■ PROBLEM STATEMENT
Of all the lines in the material, how many contain the word "this"? State the number alone.

■ RECORDS TO USE
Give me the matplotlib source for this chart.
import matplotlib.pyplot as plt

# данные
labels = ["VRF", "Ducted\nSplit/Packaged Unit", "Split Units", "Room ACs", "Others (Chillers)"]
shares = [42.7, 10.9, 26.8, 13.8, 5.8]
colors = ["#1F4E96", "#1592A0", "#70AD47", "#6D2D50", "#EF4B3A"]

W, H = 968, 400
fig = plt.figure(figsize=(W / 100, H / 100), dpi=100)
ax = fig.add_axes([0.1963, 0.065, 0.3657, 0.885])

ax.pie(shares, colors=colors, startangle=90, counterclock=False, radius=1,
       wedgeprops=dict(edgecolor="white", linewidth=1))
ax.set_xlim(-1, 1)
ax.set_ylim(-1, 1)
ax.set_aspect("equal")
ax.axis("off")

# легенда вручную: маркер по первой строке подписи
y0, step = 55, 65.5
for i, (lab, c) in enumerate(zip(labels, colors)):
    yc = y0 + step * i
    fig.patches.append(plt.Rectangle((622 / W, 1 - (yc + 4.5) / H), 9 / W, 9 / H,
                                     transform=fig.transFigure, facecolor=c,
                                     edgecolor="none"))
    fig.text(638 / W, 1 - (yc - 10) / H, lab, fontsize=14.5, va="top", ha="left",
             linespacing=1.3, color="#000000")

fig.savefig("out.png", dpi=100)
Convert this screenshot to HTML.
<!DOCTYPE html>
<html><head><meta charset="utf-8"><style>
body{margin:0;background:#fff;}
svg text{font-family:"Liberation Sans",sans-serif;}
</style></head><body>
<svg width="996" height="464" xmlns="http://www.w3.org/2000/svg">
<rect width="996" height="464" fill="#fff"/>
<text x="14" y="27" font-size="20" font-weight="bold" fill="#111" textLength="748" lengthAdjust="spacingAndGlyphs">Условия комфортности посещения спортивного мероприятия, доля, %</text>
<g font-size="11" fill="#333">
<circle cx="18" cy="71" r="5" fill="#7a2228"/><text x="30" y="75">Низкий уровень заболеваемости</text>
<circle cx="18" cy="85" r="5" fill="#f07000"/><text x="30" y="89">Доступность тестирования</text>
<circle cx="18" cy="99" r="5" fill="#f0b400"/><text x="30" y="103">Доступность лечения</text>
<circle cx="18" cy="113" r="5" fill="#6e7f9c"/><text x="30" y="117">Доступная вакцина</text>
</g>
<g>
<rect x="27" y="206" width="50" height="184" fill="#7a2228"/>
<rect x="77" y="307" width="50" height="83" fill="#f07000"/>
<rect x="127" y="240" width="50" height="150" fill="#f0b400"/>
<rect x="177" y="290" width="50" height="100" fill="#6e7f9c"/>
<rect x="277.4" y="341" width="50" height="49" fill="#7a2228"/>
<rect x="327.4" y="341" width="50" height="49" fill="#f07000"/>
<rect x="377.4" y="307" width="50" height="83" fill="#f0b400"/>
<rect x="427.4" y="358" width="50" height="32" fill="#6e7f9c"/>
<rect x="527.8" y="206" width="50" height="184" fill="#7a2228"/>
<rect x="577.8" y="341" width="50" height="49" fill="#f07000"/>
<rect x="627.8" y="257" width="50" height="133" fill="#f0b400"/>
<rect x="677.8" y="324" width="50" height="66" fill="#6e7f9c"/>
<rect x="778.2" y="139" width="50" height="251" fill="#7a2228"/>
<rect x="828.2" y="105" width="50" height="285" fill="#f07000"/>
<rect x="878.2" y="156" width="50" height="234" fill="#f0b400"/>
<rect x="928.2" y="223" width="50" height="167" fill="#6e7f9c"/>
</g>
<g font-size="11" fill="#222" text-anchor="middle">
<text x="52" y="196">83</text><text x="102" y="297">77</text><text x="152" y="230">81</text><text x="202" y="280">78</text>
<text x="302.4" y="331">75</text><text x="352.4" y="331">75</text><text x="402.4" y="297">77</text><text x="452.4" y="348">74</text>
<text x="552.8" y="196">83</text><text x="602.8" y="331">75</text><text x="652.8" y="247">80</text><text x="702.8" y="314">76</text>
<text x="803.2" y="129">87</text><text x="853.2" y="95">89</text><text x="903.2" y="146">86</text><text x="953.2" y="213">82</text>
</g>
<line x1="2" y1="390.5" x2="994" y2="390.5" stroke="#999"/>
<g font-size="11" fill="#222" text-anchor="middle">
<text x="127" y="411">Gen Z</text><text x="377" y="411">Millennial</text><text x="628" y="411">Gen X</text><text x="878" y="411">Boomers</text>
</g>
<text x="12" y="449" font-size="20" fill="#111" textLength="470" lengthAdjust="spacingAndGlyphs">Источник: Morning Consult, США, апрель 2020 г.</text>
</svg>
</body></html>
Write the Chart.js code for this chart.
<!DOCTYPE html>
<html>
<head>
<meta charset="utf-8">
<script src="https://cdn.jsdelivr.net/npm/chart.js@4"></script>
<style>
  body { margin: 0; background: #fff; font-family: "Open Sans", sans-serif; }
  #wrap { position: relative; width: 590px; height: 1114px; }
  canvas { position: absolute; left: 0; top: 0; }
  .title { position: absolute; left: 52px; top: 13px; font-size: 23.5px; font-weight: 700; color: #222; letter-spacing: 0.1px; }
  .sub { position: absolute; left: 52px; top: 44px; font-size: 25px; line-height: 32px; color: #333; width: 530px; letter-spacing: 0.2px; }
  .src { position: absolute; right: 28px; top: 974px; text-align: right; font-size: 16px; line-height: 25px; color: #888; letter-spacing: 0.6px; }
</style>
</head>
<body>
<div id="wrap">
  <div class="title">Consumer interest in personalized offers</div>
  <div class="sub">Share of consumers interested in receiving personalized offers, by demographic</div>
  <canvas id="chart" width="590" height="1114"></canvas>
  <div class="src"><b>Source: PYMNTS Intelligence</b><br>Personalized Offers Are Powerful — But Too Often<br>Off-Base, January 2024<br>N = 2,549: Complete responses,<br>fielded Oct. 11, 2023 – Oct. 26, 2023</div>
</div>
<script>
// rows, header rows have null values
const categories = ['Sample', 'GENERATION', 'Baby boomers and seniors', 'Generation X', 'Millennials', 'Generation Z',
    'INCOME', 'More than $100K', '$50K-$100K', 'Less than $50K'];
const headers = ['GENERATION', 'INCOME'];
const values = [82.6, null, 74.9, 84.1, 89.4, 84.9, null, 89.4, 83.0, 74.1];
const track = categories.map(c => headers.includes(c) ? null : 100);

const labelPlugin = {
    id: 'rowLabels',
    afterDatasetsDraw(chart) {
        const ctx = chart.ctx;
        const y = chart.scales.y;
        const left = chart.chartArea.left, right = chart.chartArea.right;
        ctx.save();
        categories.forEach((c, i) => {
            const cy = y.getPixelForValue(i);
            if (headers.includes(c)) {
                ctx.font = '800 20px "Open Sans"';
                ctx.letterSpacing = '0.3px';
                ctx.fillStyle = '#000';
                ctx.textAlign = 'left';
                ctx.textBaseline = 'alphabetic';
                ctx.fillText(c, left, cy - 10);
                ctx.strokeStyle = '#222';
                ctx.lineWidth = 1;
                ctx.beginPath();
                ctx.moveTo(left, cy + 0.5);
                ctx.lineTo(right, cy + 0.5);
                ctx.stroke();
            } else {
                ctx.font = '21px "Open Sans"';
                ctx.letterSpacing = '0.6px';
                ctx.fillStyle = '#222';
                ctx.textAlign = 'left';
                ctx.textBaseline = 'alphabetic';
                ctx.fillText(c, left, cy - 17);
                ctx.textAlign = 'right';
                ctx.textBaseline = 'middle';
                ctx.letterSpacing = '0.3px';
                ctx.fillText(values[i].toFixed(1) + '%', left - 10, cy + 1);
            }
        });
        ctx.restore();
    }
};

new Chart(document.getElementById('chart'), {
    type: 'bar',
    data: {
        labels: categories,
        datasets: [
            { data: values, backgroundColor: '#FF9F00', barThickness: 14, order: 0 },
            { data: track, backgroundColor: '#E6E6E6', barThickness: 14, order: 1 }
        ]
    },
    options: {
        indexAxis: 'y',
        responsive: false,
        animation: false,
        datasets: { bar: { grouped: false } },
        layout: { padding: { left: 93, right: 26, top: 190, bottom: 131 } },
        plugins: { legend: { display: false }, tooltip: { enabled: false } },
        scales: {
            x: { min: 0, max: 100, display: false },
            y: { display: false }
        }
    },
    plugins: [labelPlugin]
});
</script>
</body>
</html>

■ WRITTEN SOLUTION
3